Brown is a bad stylist, as Geoff Pullum has often blogged about over on Language Log (I'm pointing you at the list of his posts There are 17 results now, though some are rehashing it in view of Mark Steyne's rather liberal lifting of Pullum's stuff.., but I digress).

His metaphors often make you stop dead, and his syntax is odd - he has a tendency to use the wrong arguments for a verb, as in thinking lecture works like say instead of like talk, for instance (as Pullum points out), and that ridicule does, too (as Pullum doesn't mention): that is to say, he writes things like this:
"Terrorism," the professor had lectured, "has a singular goal." (from A&D)

You are white as a ghost, the inmates ridiculed, as the guards marched him in, naked and cold. (from TDVC)
He's also under the impression that rib takes a that clause instead of an about one. (He's not afraid of the tag said, though, and he's mastered the non-tag speech attribution: he's not a beginning writer, just an awkward one.)

I did want to say that there are things Brown does that Pullum doesn't mention, like my favorite (though it's from Angels and Demons not The DaVinci Code:)
[Langdon is visiting CERN.] ...a young man jogged by. His T-shirt proclaimed the message: NO GUT, NO GLORY!

Langdon looked after him, mystified. "Gut?"

"Grand Unified Theory," Kohler quipped. "The theory of everything."
Quipped? That's a quip?

Okay, that's not a problem with syntax. So try this one:
Langdon watched, detached, his mind churning circles like the [helicopter's] blades, wondering if a full night's sleep would make his current disorientation any clearer. Somehow, he doubted it.
To churn circles means to produce circles by vigorous activity. Langdon's mind is producing circles? I think Brown meant churning in circles. Much stranger, though, is the make his disorientation any clearer. When you 'make X (any) more Y' X must have been Y to start with. And, first, what is a 'clear disorientation'? I think it can only be an 'obvious' one. And probably a full night's sleep would have indeed not made Langdon any more clearly disoriented. But I don't think that's what Brown meant. I think what Brown wanted wasn't clear but clear up: would a full night's sleep have cleared up his disorientation any? Syntax.
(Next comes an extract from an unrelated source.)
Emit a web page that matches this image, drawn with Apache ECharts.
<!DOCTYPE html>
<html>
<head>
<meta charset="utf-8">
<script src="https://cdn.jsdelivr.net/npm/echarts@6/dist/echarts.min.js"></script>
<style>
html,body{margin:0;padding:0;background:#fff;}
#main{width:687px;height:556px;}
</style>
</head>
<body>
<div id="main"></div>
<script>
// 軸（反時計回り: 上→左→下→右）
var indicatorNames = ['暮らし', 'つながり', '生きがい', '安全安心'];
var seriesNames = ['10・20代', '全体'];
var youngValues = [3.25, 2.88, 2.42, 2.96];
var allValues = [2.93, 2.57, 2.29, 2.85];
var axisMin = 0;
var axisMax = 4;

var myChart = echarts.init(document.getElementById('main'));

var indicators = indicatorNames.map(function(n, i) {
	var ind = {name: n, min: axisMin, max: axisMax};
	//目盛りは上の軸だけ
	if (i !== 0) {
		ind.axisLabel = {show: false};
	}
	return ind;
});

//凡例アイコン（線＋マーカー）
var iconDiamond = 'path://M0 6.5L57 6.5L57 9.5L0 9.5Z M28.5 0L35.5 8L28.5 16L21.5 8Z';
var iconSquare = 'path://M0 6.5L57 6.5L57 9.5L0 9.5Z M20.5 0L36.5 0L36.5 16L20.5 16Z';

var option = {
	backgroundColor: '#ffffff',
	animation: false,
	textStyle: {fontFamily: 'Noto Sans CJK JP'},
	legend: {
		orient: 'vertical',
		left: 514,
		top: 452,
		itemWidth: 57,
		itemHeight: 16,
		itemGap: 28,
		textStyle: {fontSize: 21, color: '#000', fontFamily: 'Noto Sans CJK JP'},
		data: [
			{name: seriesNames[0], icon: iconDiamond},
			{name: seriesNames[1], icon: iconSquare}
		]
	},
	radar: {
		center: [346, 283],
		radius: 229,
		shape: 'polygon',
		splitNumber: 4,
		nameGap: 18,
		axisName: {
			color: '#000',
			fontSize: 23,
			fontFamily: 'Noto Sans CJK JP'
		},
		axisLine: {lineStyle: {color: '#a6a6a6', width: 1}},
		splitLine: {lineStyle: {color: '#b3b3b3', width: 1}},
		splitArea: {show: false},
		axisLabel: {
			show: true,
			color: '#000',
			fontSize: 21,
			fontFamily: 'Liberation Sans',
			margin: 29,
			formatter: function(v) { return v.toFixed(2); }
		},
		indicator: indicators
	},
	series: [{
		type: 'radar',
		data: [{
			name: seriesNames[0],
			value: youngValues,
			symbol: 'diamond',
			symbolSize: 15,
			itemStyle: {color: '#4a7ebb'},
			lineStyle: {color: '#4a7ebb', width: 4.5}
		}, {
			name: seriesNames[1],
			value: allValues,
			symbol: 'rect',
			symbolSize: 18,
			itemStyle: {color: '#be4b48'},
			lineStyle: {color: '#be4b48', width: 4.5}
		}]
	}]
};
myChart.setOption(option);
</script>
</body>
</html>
Also, Brown has a tendency to leap out of the limited 3rd person point-of-view for one brief paragraph, which is disorienting - for instance, in that same scene in A&D, where Langdon is meeting Kohler for the first time, not even having known the man existed two hours earlier. Suddenly, in the midst of a story being narrated strictly from Langdon's viewpoint, we get told this:
Maximilian Kohler, director general of CERN, was known behind his back as König—King. It was a title of fear more than reverence for the figure who ruled over his domain from a wheelchair throne. Although few knew him personally, the horrific story of how he had been crippled was lore at CERN, and there were few who blamed him for his bitterness...nor for his sworn dedication to pure science.
(Actually, speaking of syntax, the use of sworn is a bit strange there, and the use of nor is simply wrong.)

But the main thing is, that Langdon cannot possibly know this, and yet we are supposedly seeing the whole thing through Langdon's eyes. Desire to give the reader more information than the POV subject can know leads to this ... but it jars.

Anyway, the thing is, Brown is a bad writer in the technique of writing.

But he's a damned fine storyteller. He can spin a yarn like nobody's business.

I was really looking forward to seeing the story without the narration.

(I'll probably go anyway. Sir Ian MacKellan is always worth my time.)